Ainsi la clause de non-concurrence doit :
- Être insérée clairement dans le contrat de travail (sauf dispositions conventionnelles contraires) ;
- Respecter les dispositions conventionnelles si celles-ci sont plus favorables ;
- Nécessairement être justifiée par l'intérêt de l'entreprise et ne pas empêcher le salarié de retrouver un emploi ;
- Être limitée dans le temps, dans l’espace et dans l’objet ;
- Comporter une contrepartie financière.
Que se passe-t-il à la rupture du contrat de travail ?
Cas numéro 1 :
L’employeur peut « lever » la clause de non-concurrence lors du départ de son salarié (en pratique, cela se produit assez souvent).
Aucune contrepartie financière n’est alors réglée et le salarié n’est en aucune façon liée par la clause.
Cette renonciation doit nécessairement être prononcée dans le délai prévu par la Convention collective ou le contrat de travail.
Cas numéro 2 :
Si l’employeur ne libère pas le salarié de sa clause de non-concurrence, il doit alors régler au salarié les sommes prévues par la clause, au titre de contrepartie financière.

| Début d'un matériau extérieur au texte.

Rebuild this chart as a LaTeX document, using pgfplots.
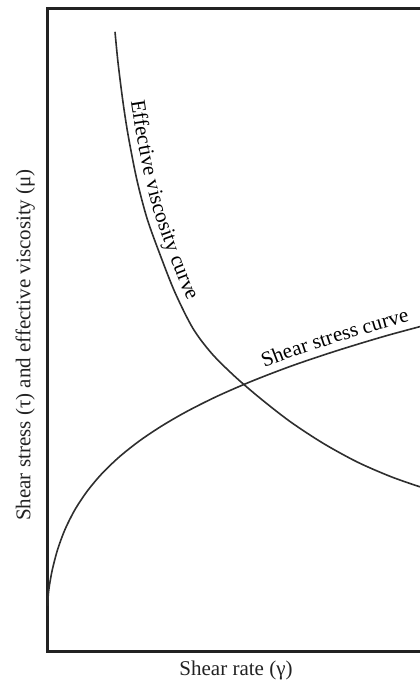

Ces sommes sont considérées comme des salaires, soumises à toutes les cotisations sociales et imposables au titre de l’impôt sur le revenu.
L’employeur doit aussi régler les congés payés correspondant, en pratique beaucoup d’entreprise ajoutent une ligne supplémentaire calculée à 10% de la contrepartie financière en paiement des congés payés dus.
Date de paiement de l’indemnité
Elle est versée dés le départ effectif du salarié en cas de dispense de préavis.
Cour de Cassation du 15/07/1998 arrêt 96-40866
Il n’est pas possible de prévoir le versement d’une indemnité au-delà de la période concernée par la clause de non concurrence.
Si cela était le cas, la clause de non concurrence serait nulle.
Régime fiscal et social de l’indemnité
Comme nous l’avons indiqué précédemment, la compensation financière versée au titre de la clause de non concurrence a valeur de salaire.
Elle est donc :
- Soumise aux cotisations sociales, y compris la CSG et la CRDS ;
- Imposable au titre de l’impôt sur le revenu.
Selon la circulaire ARRCO-AGIRC du 7/11/2007 (circulaire 2007-19), l’indemnité doit être considérée comme une « somme isolée ».
Il est conseillé sur le bulletin de salaire de faire apparaître l’indemnité sur une ligne isolée, en incluant l’indemnité de congés payés correspondante ou en prévoyant une autre ligne pour l’indemnité de congés payés correspondante.
Sur le calcul de l’indemnité de congés payés : arrêt de la Cour de cassation
Arrêt de la Cour de cassation, Chambre sociale, rendu le 23/06/2010, pourvoi 08-70233
Enfin, l’indemnité doit apparaître sur l’attestation Pôle emploi dans le cadre 7.1 (salaires des 12 derniers mois) ou 7.2 (primes et indemnités de périodicité différente).